Taro Aso, Japanese former prime minister and vice-president of the ruling Liberal Democratic Party, has been accused of sexism after making insulting comments about the foreign minister’s appearance and age. Aso said Yoko Kamikawa was “not that good looking”, got her name wrong, used an ageist jibe, and mixed up her place in history.
Malaysia
The gender wage gap seems to be widening in Malaysia. For every RM100 in salaries and wages received by men, women receive just RM66.67.
Myanmar
Three years have passed since the military coup in Myanmar:
While the political, social, and armed aspects of the revolution have shifted, what has remained constant is the unwavering participation and leadership of women who have defied patriarchal systems, including gender stereotypes, and set an unquestionable new standard of what is possible for women and girls in Myanmar.
Nepal
More Nepali women are looking to migrate overseas for work, but illegal recuiters and networks continue to pose significant challenges.
Pakistan
How female Baloch surgeon and orator Mahrang Baloch is taking on the Pakistani establishment, leading a long march in protest of rights abuses in Balochistan.
Papua New Guinea
Intimate partner violence (IPV) affects 80% of women in Papua New Guinea, a rate that may be the highest in the world. This DevPolicy blog draws on a sample of 152 cases (out of over 2,000 cases in total) maintained by the police’s Family and Sexual Violence Unit (FSVU) in Port Moresby for the year 2020, to understand the factors driving incidents of IPV. It also examines outcomes of the cases in terms of justice for victims.
Regional
In India and Pakistan, socially conservative and patriarchal values make the threat of sexually-themed deepfakes a dire concern for the countries’ girls and women.
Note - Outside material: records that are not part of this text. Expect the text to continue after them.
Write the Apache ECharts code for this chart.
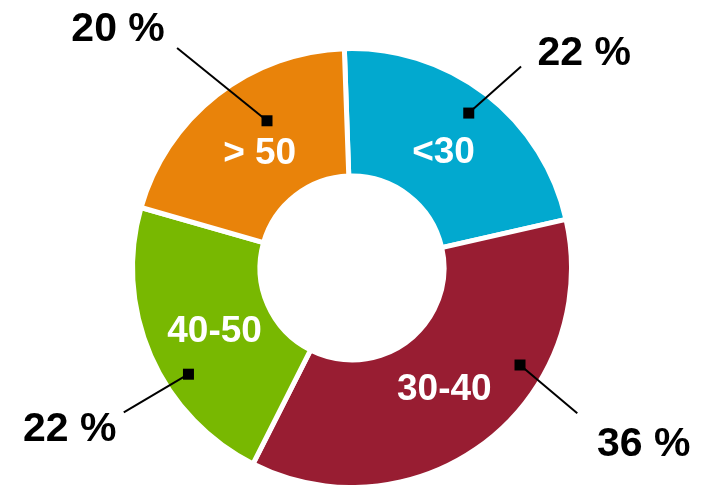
<!DOCTYPE html>
<html>
<head>
<meta charset="utf-8">
<script src="https://cdn.jsdelivr.net/npm/echarts@6/dist/echarts.min.js"></script>
<style>
html,body{margin:0;padding:0;background:#fff;}
#chart{width:704px;height:485px;}
</style>
</head>
<body>
<div id="chart"></div>
<script>
// ---- data ----
const categories = ['<30', '30-40', '40-50', '> 50'];
const shares = [22, 36, 22, 20];
const sliceColors = ['#02A9CF', '#981D32', '#78B801', '#E9830A'];

// ---- annotation layout (polar around pie centre: [radius px, angle deg, CCW from 3 o'clock]) ----
const markerPos  = [[194, 53], [194, 330], [195, 213], [170, 120]];
const lineEndPos = [[263, 50], [268, 327.2], [270, 212.3], [281, 128.5]];
const labelPos   = [[316, 42.6], [342, 328.7], [325, 209.9], [333, 134.5]];

const CENTER = [352, 268];
const FONT = '"Liberation Sans", Arial, Helvetica, sans-serif';

const pieData = categories.map((c, i) => ({
  name: c, value: shares[i], itemStyle: { color: sliceColors[i] }
}));

const leaderSeries = categories.map((c, i) => ({
  type: 'line',
  coordinateSystem: 'polar',
  data: [markerPos[i], lineEndPos[i]],
  symbol: 'none',
  silent: true,
  lineStyle: { color: '#000', width: 2 },
  z: 5
}));

const option = {
  animation: false,
  backgroundColor: '#fff',
  polar: { center: CENTER, radius: 400 },
  angleAxis: { type: 'value', min: 0, max: 360, startAngle: 0, clockwise: false, show: false },
  radiusAxis: { type: 'value', min: 0, max: 400, show: false },
  series: [
    {
      type: 'pie',
      center: CENTER,
      radius: [92, 219.5],
      startAngle: 92,
      clockwise: true,
      silent: true,
      label: { show: false },
      labelLine: { show: false },
      itemStyle: { borderColor: '#fff', borderWidth: 5 },
      data: pieData,
      z: 1
    },
    {
      type: 'pie',
      center: CENTER,
      radius: [94, 200],
      startAngle: 92,
      clockwise: true,
      silent: true,
      itemStyle: { color: 'transparent' },
      label: {
        show: true, position: 'inside', formatter: '{b}', offset: [0, 4],
        color: '#fff', fontSize: 37, fontWeight: 'bold', fontFamily: FONT
      },
      labelLine: { show: false },
      data: categories.map((c, i) => ({ name: c, value: shares[i] })),
      z: 2
    },
    ...leaderSeries,
    {
      type: 'scatter',
      coordinateSystem: 'polar',
      symbol: 'rect',
      symbolSize: 11,
      silent: true,
      itemStyle: { color: '#000', opacity: 1 },
      data: markerPos,
      z: 6
    },
    {
      type: 'scatter',
      coordinateSystem: 'polar',
      symbolSize: 1,
      silent: true,
      itemStyle: { color: 'rgba(255,255,255,0)' },
      label: {
        show: true, position: [0, 0], align: 'center', verticalAlign: 'middle',
        formatter: p => shares[p.dataIndex] + ' %',
        color: '#000', opacity: 1, fontSize: 41, fontWeight: 'bold', fontFamily: FONT
      },
      data: labelPos,
      z: 6
    }
  ]
};

const chart = echarts.init(document.getElementById('chart'), null, { renderer: 'canvas' });
chart.setOption(option);
</script>
</body>
</html>
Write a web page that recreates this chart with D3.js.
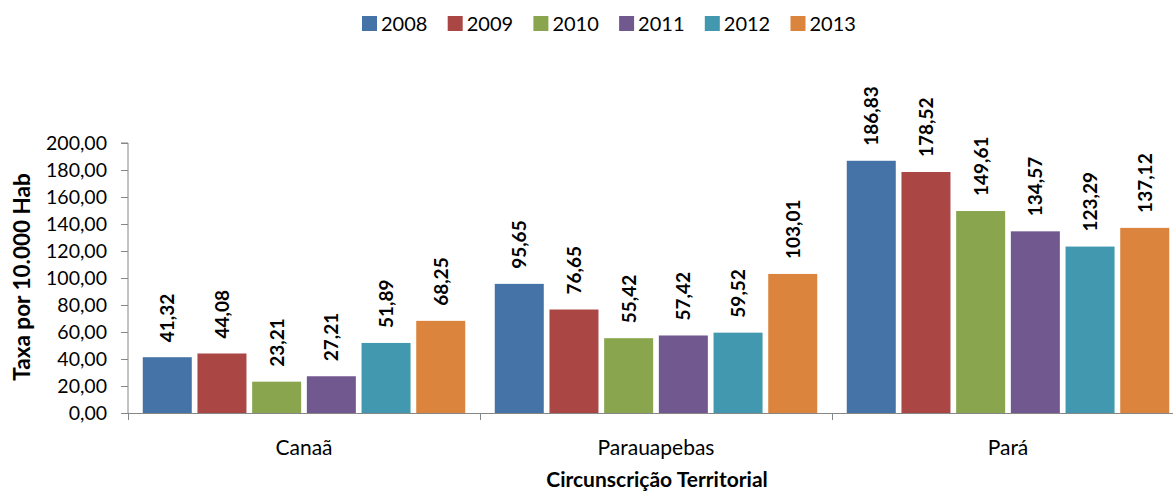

Women journalists in the Pacific are mobilising to work together against gender discrimination in male dominated workplaces.
A US state governor is taking Meta (owner of Instagram, Facebook, and WhatsApp) to court. He alleges Meta is “the world’s single largest marketplace for paedophiles”.
Solomon Islands
Shama Maemae has become the first female FIFA-accredited referee in the Solomon Islands.
South Korea
A bachelor time bomb is about to go off:
Following a historic 30-year-long imbalance in the male-to-female sex ratio at birth, young men far outnumber young women in the country. As a result, some 700,000 to 800,000 “extra” South Korean boys born since the mid-1980s may not be able to find South Korean girls to marry.
Related: An increasing number of South Korean men are looking for brides in Vietnam.
Sri Lanka
Job losses are hitting Sri Lankans working in Oman, leading to protests outside the Sri Lankan embassy there. The workers are demanding their government help bring them home, but the government argues they have no responsibility to do so, because the migrant workers arrived on tourist visas.
Taiwan
A record percentage of new fathers applied for paternity leave in 2022 following the passage of higher subsidies the year before, an annual report has revealed.
Tonga
Until recently no Tongan woman had ever played professional soccer, but now defender Laveni Vaka is poised to make her debut in a new National Women's Soccer League team in the United States.